Free-electron laser for infrared SEW characterization surfaces of conducting and dielectric solids and nm films on them

The set of problems that can be solved by new very sensitive method for investigation of surfaces and very thin layers on solids - surface electromagnetic waves (SEW) spectroscopy - is presented. The field of applications for this method was considerably extended with the use of the free electron laser (FEL). The important role of the outstanding facilities of FEL, namely, the broad tuning range, high power, picosecond pulses, narrow bandwidth of emission, well-collimated beam in SEW spectroscopy, is outlined.
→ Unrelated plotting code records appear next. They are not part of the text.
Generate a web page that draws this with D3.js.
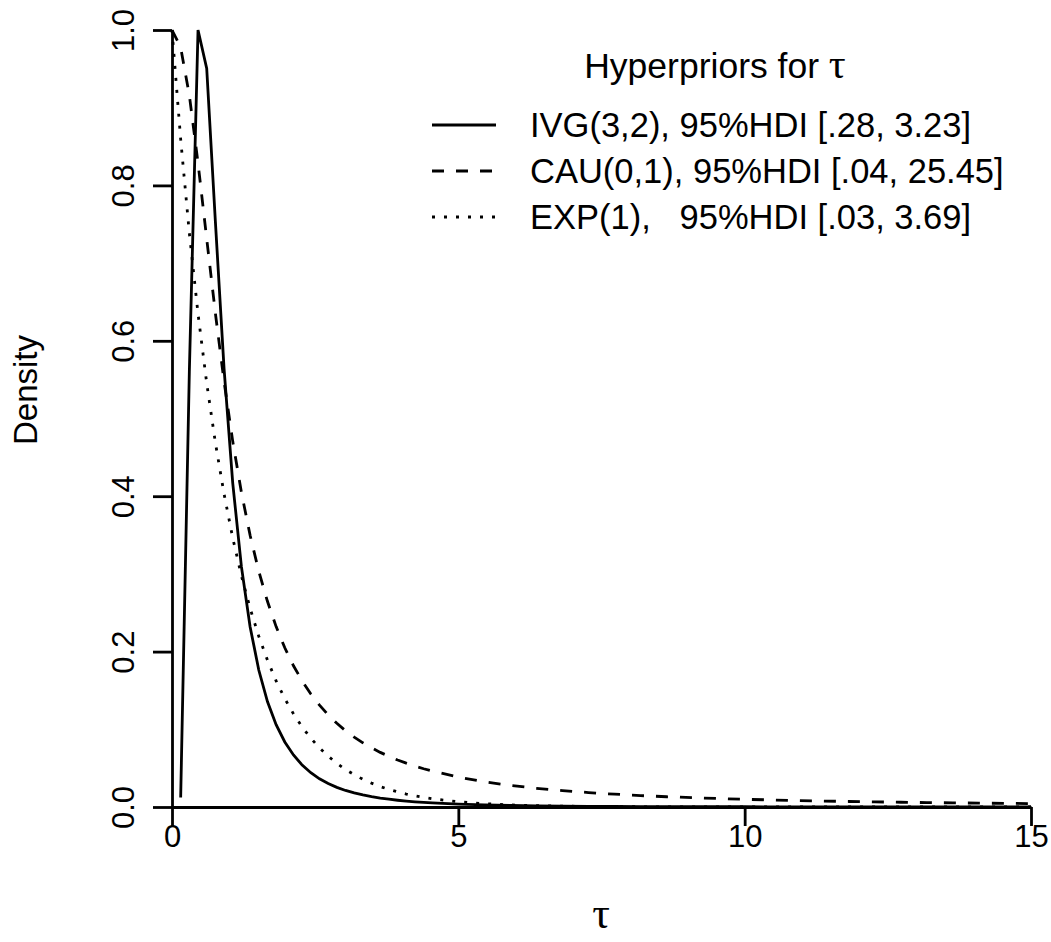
<!DOCTYPE html>
<html>
<head>
<meta charset="utf-8">
<script src="https://cdn.jsdelivr.net/npm/d3@7"></script>
<style>
  html, body { margin: 0; padding: 0; background: #fff; }
  svg { display: block; }
  text { font-family: "Liberation Sans", Arial, Helvetica, sans-serif; fill: #000; }
  .tau { font-family: "Liberation Serif", "DejaVu Serif", serif; }
</style>
</head>
<body>
<svg id="chart" width="1051" height="942"></svg>
<script>
// ---- data ----
const tau = [0, 0.1515, 0.3030, 0.4545, 0.6061, 0.7576, 0.9091, 1.0606, 1.2121, 1.3636,
  1.5152, 1.6667, 1.8182, 1.9697, 2.1212, 2.2727, 2.4242, 2.5758, 2.7273, 2.8788,
  3.0303, 3.1818, 3.3333, 3.4848, 3.6364, 3.7879, 3.9394, 4.0909, 4.2424, 4.3939,
  4.5455, 5.0000, 5.4545, 5.9091, 6.3636, 6.8182, 7.2727, 7.7273, 8.1818, 8.6364,
  9.0909, 9.5455, 10.0000, 10.4545, 10.9091, 11.3636, 11.8182, 12.2727, 12.7273, 13.1818,
  13.6364, 14.0909, 14.5455, 15.0000];

const ivg = [null, 0.0122, 0.5609, 1.0000, 0.9505, 0.7533, 0.5641, 0.4169, 0.3093, 0.2320,
  0.1763, 0.1357, 0.1059, 0.0837, 0.0669, 0.0540, 0.0441, 0.0363, 0.0302, 0.0253,
  0.0213, 0.0181, 0.0155, 0.0133, 0.0115, 0.0100, 0.0087, 0.0076, 0.0067, 0.0059,
  0.0052, 0.0037, 0.0027, 0.0020, 0.0015, 0.0012, 0.0009, 0.0008, 0.0006, 0.0005,
  0.0004, 0.0003, 0.0003, 0.0002, 0.0002, 0.0002, 0.0001, 0.0001, 0.0001, 0.0001,
  0.0001, 0.0001, 0.0001, 0.0001];

const cau = [1.0000, 0.9776, 0.9159, 0.8288, 0.7313, 0.6354, 0.5475, 0.4706, 0.4050, 0.3497,
  0.3034, 0.2647, 0.2322, 0.2049, 0.1818, 0.1622, 0.1454, 0.1310, 0.1185, 0.1077,
  0.0982, 0.0899, 0.0826, 0.0761, 0.0703, 0.0652, 0.0605, 0.0564, 0.0526, 0.0492,
  0.0462, 0.0385, 0.0325, 0.0278, 0.0241, 0.0211, 0.0186, 0.0165, 0.0147, 0.0132,
  0.0120, 0.0109, 0.0099, 0.0091, 0.0083, 0.0077, 0.0071, 0.0066, 0.0061, 0.0057,
  0.0053, 0.0050, 0.0047, 0.0044];

const expo = [1.0000, 0.8594, 0.7386, 0.6348, 0.5455, 0.4688, 0.4029, 0.3463, 0.2976, 0.2557,
  0.2198, 0.1889, 0.1623, 0.1395, 0.1199, 0.1030, 0.0885, 0.0761, 0.0654, 0.0562,
  0.0483, 0.0415, 0.0357, 0.0307, 0.0263, 0.0226, 0.0195, 0.0167, 0.0144, 0.0124,
  0.0106, 0.0067, 0.0043, 0.0027, 0.0017, 0.0011, 0.0007, 0.0004, 0.0003, 0.0002,
  0.0001, 0.0001, 0.0000, 0.0000, 0.0000, 0.0000, 0.0000, 0.0000, 0.0000, 0.0000,
  0.0000, 0.0000, 0.0000, 0.0000];

const xTicks = [0, 5, 10, 15];
const yTicks = [0, 0.2, 0.4, 0.6, 0.8, 1.0];
const yTickLabels = ["0.0", "0.2", "0.4", "0.6", "0.8", "1.0"];

const seriesNames = ["IVG(3,2), 95%HDI [.28, 3.23]", "CAU(0,1), 95%HDI [.04, 25.45]", "EXP(1),   95%HDI [.03, 3.69]"];
const seriesDash = ["none", "12,12", "3,9"];
const seriesValues = [ivg, cau, expo];

// ---- layout ----
const svg = d3.select("#chart");
const x = d3.scaleLinear().domain([0, 15]).range([172, 1031]);
const y = d3.scaleLinear().domain([0, 1]).range([807, 30]);
const LW = 2.8;
const tickFont = 31;
const labFont = 33;
const legFont = 34.5;

// x axis
const gx = svg.append("g").attr("transform", `translate(0,${y(0)})`)
  .call(d3.axisBottom(x).tickValues(xTicks).tickSize(19).tickSizeOuter(0).tickFormat(d3.format("d")));
gx.select(".domain").attr("stroke-width", LW);
gx.selectAll(".tick line").attr("stroke-width", LW);
gx.selectAll(".tick text").attr("y", 40).attr("dy", null)
  .style("font-size", tickFont + "px").style("font-family", '"Liberation Sans", Arial, sans-serif');

// y axis
const gy = svg.append("g").attr("transform", `translate(${x(0)},0)`)
  .call(d3.axisLeft(y).tickValues(yTicks).tickSize(19).tickSizeOuter(0).tickFormat((d, i) => yTickLabels[i]));
gy.select(".domain").attr("stroke-width", LW);
gy.selectAll(".tick line").attr("stroke-width", LW);
gy.selectAll(".tick text").attr("x", null).attr("dy", null)
  .attr("text-anchor", "middle")
  .attr("transform", "translate(-38,0) rotate(-90)")
  .style("font-size", tickFont + "px").style("font-family", '"Liberation Sans", Arial, sans-serif');

// axis titles
svg.append("text").attr("class", "tau")
  .attr("x", 601).attr("y", 928).attr("text-anchor", "middle")
  .style("font-size", "44px").text("τ");
svg.append("text")
  .attr("transform", "translate(37,390) rotate(-90)")
  .attr("text-anchor", "middle").style("font-size", labFont + "px").text("Density");

// curves
seriesValues.forEach((vals, k) => {
  const pts = tau.map((t, i) => ({ t: t, v: vals[i] }));
  const line = d3.line().defined(d => d.v != null).x(d => x(d.t)).y(d => y(d.v));
  svg.append("path").datum(pts)
    .attr("d", line)
    .attr("fill", "none").attr("stroke", "#000").attr("stroke-width", LW)
    .attr("stroke-dasharray", seriesDash[k]);
});

// legend
const lg = svg.append("g");
const title = lg.append("text").attr("x", 715).attr("y", 78).attr("text-anchor", "middle")
  .style("font-size", "35.5px");
title.append("tspan").text("Hyperpriors for ");
title.append("tspan").attr("class", "tau").style("font-size", "42px").text("τ");

const rowY = [125, 171, 217];
seriesNames.forEach((name, k) => {
  lg.append("line").attr("x1", 432).attr("x2", 496).attr("y1", rowY[k]).attr("y2", rowY[k])
    .attr("stroke", "#000").attr("stroke-width", LW).attr("stroke-dasharray", seriesDash[k]);
  lg.append("text").attr("x", 530).attr("y", rowY[k]).attr("dy", "0.36em")
    .style("font-size", legFont + "px").style("white-space", "pre").text(name);
});
</script>
</body>
</html>
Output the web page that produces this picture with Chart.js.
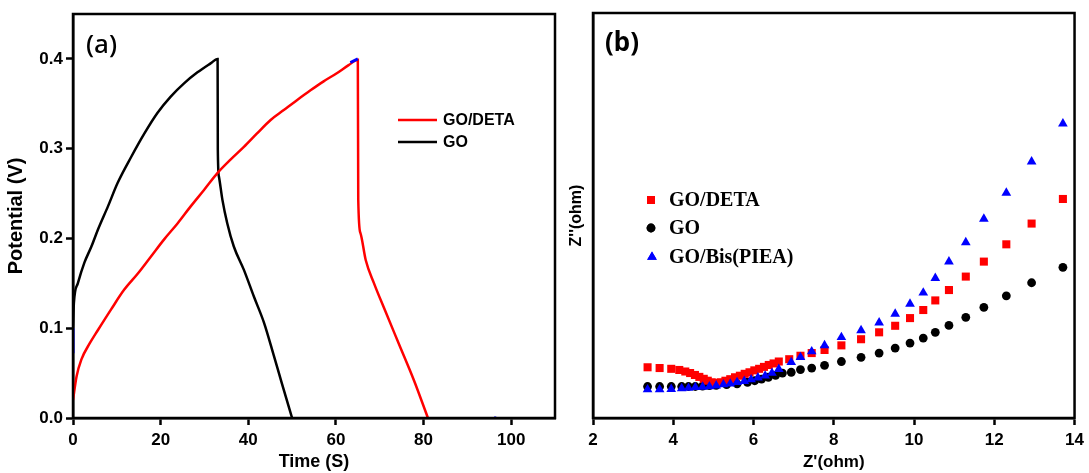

Interferometric SEW experiments provide the possibility for the direct determination of the real and imaginary parts of dielectric constants at the frequencies inside the tuning range of a FEL, avoiding the Kramers-Kronig integral transformation. It is demonstrated by the examples of infrared absorption spectra of a monomolecular Langmuir-Blodgett film on metal, of a metal oxide film and of polymeric films of nm thicknesses on metals (exposing the effects of chain conformation changes induced by solid surface). In the mid- and far-IR the "reststrahlen" range optical constants of single crystals CaF2, BaF2, MgO, LiNbO3 were determined. The nonlinear spectroscopy applications of SEW-FEL techniques to studies of a second-harmonic generation (SHG) on crystal surfaces in the regime of counterpropagating SEWs - the frequency dependence of efficiency and the influence of a thin film deposition on a quartz surface - are described.